Claire Keegan, Les trois lumières
(Récit traduit de l’anglais – Irlande – par Jacqueline Odin, éd. Sabine Wespieser, avril 2011)
Une écriture épurée comme j’en ai rarement lu. L’art de la suggestion et du silence font toute la force de cette novella, qui explore la relation unique entre une fillette et un couple, à la campagne, le temps d’un été. La découverte d’un secret, disséminé très habilement, éclaire – au sens propre – cet amour, jusqu’à un dénouement éblouissant.
Abigail Assor, Aussi riche que le roi
(éd. Gallimard, coll. Folio, septembre 2022)
Quand je pense à ce roman, je vois des prunelles gris vert, du linge pendu dans des ruelles peuplées de marchands ambulants, j’ai envie de cueillir du thym, de déguster du miel et de conduire une mobylette à Casablanca.

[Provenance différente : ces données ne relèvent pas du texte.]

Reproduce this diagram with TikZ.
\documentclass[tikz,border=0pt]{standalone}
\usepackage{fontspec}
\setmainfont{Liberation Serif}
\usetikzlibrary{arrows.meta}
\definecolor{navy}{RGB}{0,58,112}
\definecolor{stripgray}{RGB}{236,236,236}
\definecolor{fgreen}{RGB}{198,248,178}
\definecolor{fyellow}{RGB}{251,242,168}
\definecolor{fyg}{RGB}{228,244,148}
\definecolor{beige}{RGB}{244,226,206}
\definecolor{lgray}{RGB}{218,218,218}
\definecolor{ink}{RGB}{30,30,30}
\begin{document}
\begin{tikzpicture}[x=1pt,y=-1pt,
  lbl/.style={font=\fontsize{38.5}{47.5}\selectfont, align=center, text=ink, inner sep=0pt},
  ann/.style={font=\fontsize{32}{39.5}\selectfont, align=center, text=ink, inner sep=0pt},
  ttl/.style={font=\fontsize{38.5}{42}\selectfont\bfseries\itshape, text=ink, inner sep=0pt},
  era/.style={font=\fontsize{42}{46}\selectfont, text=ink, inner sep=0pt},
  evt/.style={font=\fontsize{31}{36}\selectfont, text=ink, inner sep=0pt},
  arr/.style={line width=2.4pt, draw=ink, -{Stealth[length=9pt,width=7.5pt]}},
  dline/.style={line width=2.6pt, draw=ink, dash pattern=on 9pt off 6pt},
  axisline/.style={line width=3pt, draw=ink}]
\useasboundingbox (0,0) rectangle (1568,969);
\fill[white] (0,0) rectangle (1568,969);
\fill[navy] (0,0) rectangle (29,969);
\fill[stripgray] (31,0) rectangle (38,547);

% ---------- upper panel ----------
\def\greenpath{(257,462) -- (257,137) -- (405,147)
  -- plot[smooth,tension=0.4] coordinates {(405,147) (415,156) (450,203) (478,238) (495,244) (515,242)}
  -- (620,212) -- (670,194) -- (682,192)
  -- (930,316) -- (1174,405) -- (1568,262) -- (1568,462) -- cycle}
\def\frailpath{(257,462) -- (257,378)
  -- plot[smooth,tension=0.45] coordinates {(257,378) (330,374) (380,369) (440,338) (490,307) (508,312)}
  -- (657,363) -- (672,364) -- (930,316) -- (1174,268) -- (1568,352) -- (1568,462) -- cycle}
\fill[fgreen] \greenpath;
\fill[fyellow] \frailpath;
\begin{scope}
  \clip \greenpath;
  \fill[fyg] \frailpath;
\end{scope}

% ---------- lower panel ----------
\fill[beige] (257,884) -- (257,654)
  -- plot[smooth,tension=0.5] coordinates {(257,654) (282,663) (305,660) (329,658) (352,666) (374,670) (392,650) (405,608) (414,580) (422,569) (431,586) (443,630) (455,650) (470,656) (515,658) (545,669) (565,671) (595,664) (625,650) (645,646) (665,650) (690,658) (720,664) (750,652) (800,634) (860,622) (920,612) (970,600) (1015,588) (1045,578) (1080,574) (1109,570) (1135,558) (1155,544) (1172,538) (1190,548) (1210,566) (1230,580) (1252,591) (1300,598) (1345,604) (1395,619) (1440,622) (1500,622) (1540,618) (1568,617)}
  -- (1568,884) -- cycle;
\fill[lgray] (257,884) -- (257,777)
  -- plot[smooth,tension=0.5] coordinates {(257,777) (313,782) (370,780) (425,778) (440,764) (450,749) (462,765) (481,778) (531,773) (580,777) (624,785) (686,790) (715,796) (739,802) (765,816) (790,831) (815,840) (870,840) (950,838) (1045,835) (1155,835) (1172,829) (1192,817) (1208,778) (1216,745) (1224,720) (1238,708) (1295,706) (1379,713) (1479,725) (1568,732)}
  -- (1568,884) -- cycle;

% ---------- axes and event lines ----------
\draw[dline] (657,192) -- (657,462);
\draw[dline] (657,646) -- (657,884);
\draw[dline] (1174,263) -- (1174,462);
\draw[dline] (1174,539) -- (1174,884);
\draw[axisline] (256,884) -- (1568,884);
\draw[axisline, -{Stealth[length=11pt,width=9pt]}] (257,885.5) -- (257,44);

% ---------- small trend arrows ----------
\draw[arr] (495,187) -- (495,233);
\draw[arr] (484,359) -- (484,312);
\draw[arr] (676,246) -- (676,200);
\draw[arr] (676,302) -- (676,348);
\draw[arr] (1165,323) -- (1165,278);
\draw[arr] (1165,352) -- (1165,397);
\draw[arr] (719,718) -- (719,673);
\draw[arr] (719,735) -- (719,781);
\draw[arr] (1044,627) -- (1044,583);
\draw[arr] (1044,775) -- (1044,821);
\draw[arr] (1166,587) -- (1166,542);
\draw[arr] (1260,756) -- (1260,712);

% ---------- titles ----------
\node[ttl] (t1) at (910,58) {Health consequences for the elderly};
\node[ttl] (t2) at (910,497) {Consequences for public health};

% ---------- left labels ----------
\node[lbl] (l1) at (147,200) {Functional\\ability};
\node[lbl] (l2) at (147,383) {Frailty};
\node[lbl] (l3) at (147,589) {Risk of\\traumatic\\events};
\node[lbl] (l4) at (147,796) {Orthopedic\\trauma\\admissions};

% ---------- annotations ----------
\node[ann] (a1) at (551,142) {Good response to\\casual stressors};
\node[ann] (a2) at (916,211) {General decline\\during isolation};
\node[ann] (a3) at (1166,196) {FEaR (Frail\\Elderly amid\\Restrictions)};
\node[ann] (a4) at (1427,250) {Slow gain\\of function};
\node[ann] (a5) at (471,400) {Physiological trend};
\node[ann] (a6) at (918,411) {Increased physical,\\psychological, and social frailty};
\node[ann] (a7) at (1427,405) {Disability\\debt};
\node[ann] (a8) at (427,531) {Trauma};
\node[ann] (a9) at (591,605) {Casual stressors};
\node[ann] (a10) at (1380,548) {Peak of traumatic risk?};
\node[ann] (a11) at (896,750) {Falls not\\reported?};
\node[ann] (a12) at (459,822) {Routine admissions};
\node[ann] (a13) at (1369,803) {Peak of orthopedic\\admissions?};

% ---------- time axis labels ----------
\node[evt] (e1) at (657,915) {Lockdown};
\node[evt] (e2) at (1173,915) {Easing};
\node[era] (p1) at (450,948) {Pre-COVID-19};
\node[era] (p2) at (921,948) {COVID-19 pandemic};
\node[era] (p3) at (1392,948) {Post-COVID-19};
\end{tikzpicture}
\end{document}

Je pense à Driss, ce jeune homme laid et timide qui détient une fortune colossale, qui est « aussi riche que le roi ». Mais sa richesse, où est-elle en vérité ? C’est ce que la belle Sarah découvre au gré d’un combat sans merci.
Un excellent premier roman, très pictural, qui nous conduit dans une Casablanca contrastée, entre villas de luxe et bidonvilles, pour nous parler des cœurs et des corps adolescents, d’une conquête sociale déguisée en conquête amoureuse ; qui raconte la peur et la honte de la misère, et les rouages d’une société privilégiant la religion, la lignée, l’argent et les hommes.
Maylis de Kerangal, Un monde à portée de main
(éd. Verticales, août 2018)
On entre dans ce livre un peu comme on pousse la porte d’un passage secret, et l’on suit Paula, une jeune peintre en décor, dans sa découverte d’un monde nouveau fait de vapeurs de térébenthine, de pigments écrasés et de frottements de pinceaux. Avec elle, on se « fond » littéralement dans les décors : ciel peint au plafond d’une chambre de bébé, patine d’or d’un salon de coiffure, murs d’eucalyptus pour un hôtel, salon d’Anna Karénine… jusqu’à la prestigieuse grotte de Lascaux dont elle doit créer le fac-similé. Immense texte sur la magie du trompe-l’œil, sur les pouvoirs du peintre – créer l’illusion de la matière et du mouvement -, sur la beauté de son geste technique ; hommage à l’art qui permet d’observer et de comprendre la richesse minérale et végétale de notre Terre. Un pur chef-d’œuvre écrit aux pinceaux et aux couteaux fins.
Maylis de Kerangal, Tangente vers l’est
(éd. Verticales, décembre 2011)
Un voyage haletant à bord du Transsibérien. Deux jeunes fugitifs, chacun vivant une période de grande confusion, se rencontrent dans l’obscurité d’un compartiment et partagent un huis-clos étrange fait d’instants décisifs, pleins de tension et d’espoir. Une histoire très resserrée, incroyable de précision, de souffle et de poésie, qui donne envie de porter une grosse toque en fourrure ; qui fait résonner les échos de la Russie et vibrer toute l’atmosphère d’un long voyage ferroviaire (fatigue, promiscuité, visages reflétés dans la vitre, forêts enneigées et rails qui courent…).
Franck Conroy, Corps et âme
(éd. Gallimard, coll. Folio, mars 2017)
Un roman qui donne envie de pianoter du jazz, de danser le boogie-woogie et d’aller au bout de ses projets.
À New-York dans les années 50, le petit Claude habite avec sa mère un sous-sol misérable qui laisse à peine entrer le jour. Sa vie est bouleversée quand il découvre par hasard, enseveli sous un bric-à-brac, un piano blanc désaccordé. Au-delà de la grâce musicale, c’est un magnifique roman d’apprentissage, une belle leçon de courage et d’humilité, qui montre que rien n’est impossible quand on croit en soi et à force de travail.
Leïla Slimani, Le pays des autres et Regardez-nous danser (t. 1 et 2)
(éd. Gallimard, mars 2020 et février 2022)
les deux premiers volets de cette saga nous emportent aux sources d’un Maroc en pleine transformation, marqué par le colonialisme, et nous font explorer les racines d’une famille tiraillée entre deux cultures. Le deuxième tome a ma préférence car les scènes d’amour sont divines. Comme beaucoup, j’attends gentiment des nouvelles d’Aïcha, de Selim, de Mathilde et d’Amine, à suivre dans le prochain et dernier tome.